(part of new painting on a map, at Flickr)
I had decided before my hiking trip with Korben that I would come home and blog my face off afterwards, because I was so bursting with ideas and inspirations to write about that week. I now can't remember what any of it was, nor do I care. After spending all day every day last week scrambling up rocks and crawling over boulders and plunging in icy water and staring into Vermont and Maine from the top of a New Hampshire mountain, sitting in front of a computer has seemed an utterly impossible activity. I can't believe they havent yet figured out a way to let me just hit "play" in my brain and let my thoughts dictate entire blog posts which immediately insert themselves into the Typepad compose screen without me ever having to be near one of these little body-imprisoning brain-depleting laptoppy contraptions (contraption is one of the words John Stewart advises John McCain never to use because it betrays his status as an old geezer, BTW). Seriously, this week, if I spend more than one hour looking at the screen, I come away with the equivalent of a severe hypoglycemic crash: spacey, headachey, and with a warbly, half-dead voice. But here I am.
Needless to say, I had a good time on vacation. Totally restorative, and in several ways, clarified a whole bunch of major confusions I've been stuck in for a couple of years.
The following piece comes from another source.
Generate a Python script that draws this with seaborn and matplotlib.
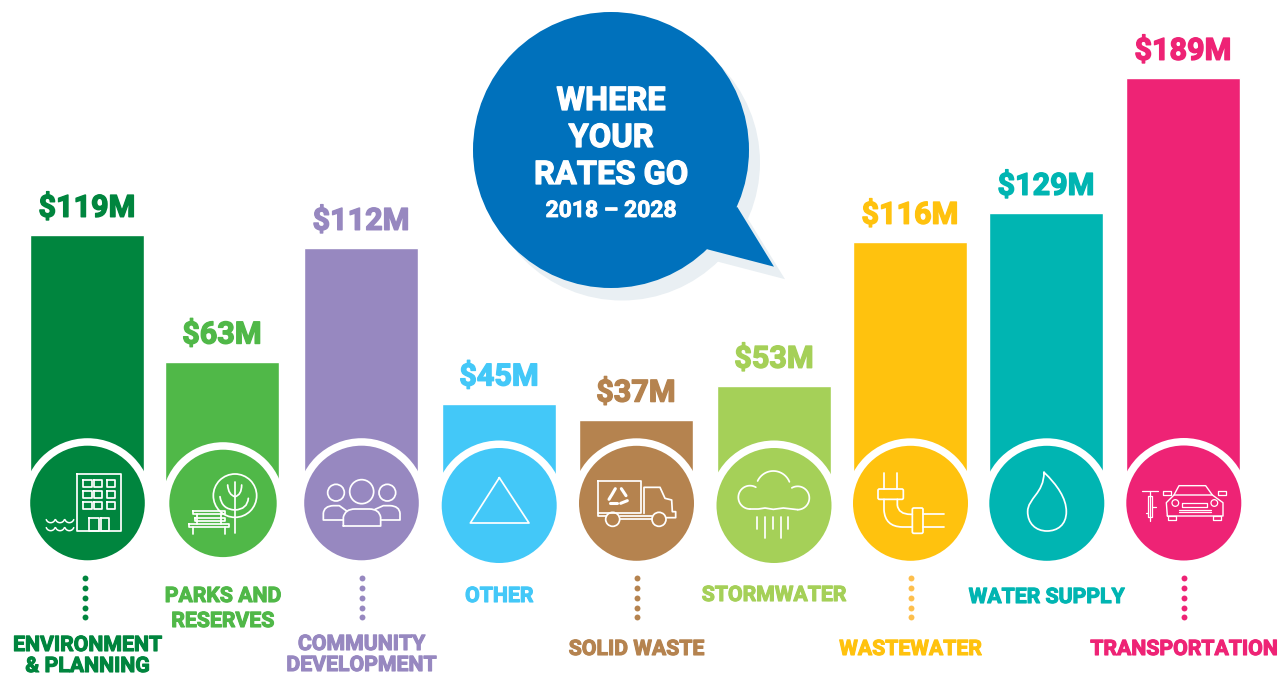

And glad to find comments on the "how to make time for art" post. I thought of another big one I've been trying to live by:
- at the beginning of the day, make a list with two items on it. These are the main things you are going to get done for the day. No more doing lots of little teensy things on the to-do list all day just to watch it get smaller. Chances are there are a couple of things on the long complicated list which constitute real work, I mean the kind that moves your mind and creativity and maybe your "career" forward - writing an article (for an audience or not), working on a painting or puppet show, redesigning your web site, or organizing and event, or something less fun but just as important, like researching health insurance plans or cooking all your lunch food for the week, or something else YOU-nourishing that you would otherwise have left to the last minute after you got all the leetle teensy things out of the way. Sometimes the activity will be job-like...like for me, on mondays and tuesdays, it will just be teaching all day.
Then take all the teensy things and quickly number them in order of importance. set aside 30 minutes sometime during the day to tackle the first few. Then stop and do the same thing the next day. BAM. Little (though sometimes necessary) things are now put in their place in relation to the thing that make a much bigger difference to you.
For example.
7 - 8 run or stretch, and breakfast
8 - 12 ART: work on new sculpture
12-12:30 SUSTENANCE: lunch
12:30-1:30 COMMUNICATIONS: emails and communications and blog attention
1:30-4:00 WORK: redesign web site. OR: plan class OR: list new work and process orders. OR: etc..
4pm - 4:30 THE TEENSY THINGS: (on this day it might be: email 4 people to plan things. make dentist appointment. water plants. fix that stupid door hinge. order supplies)
5pm SUSTENANCE: go home. eat. love. talk. sing. sleep.
Again, as I said in the other post...its about establishing the ideal. Sometimes life hands you days when you just HAVE to get FOUR major things done in one day, and you just stay up 'til 2am doing it all.
FREQUENTLY ASKED QUESTIONS
Q. Amy, do you ever actually stick to that schedule?
A. About one day in every 4. Which is enough to change my life and make the other days closer to the schedule than they would have been otherwise.
Q. What about loneliness?
A. Yeah, working by yourself all day is lonely. So, calling a loved one and chatting for 10 minutes and getting some giggles in trumps other things in the plan sometimes, as it SHOULD. Screw capitalism!
Q. What about blogging for an hour about how to organize your day?
A. Total procrastination. Don't do it if you value your time.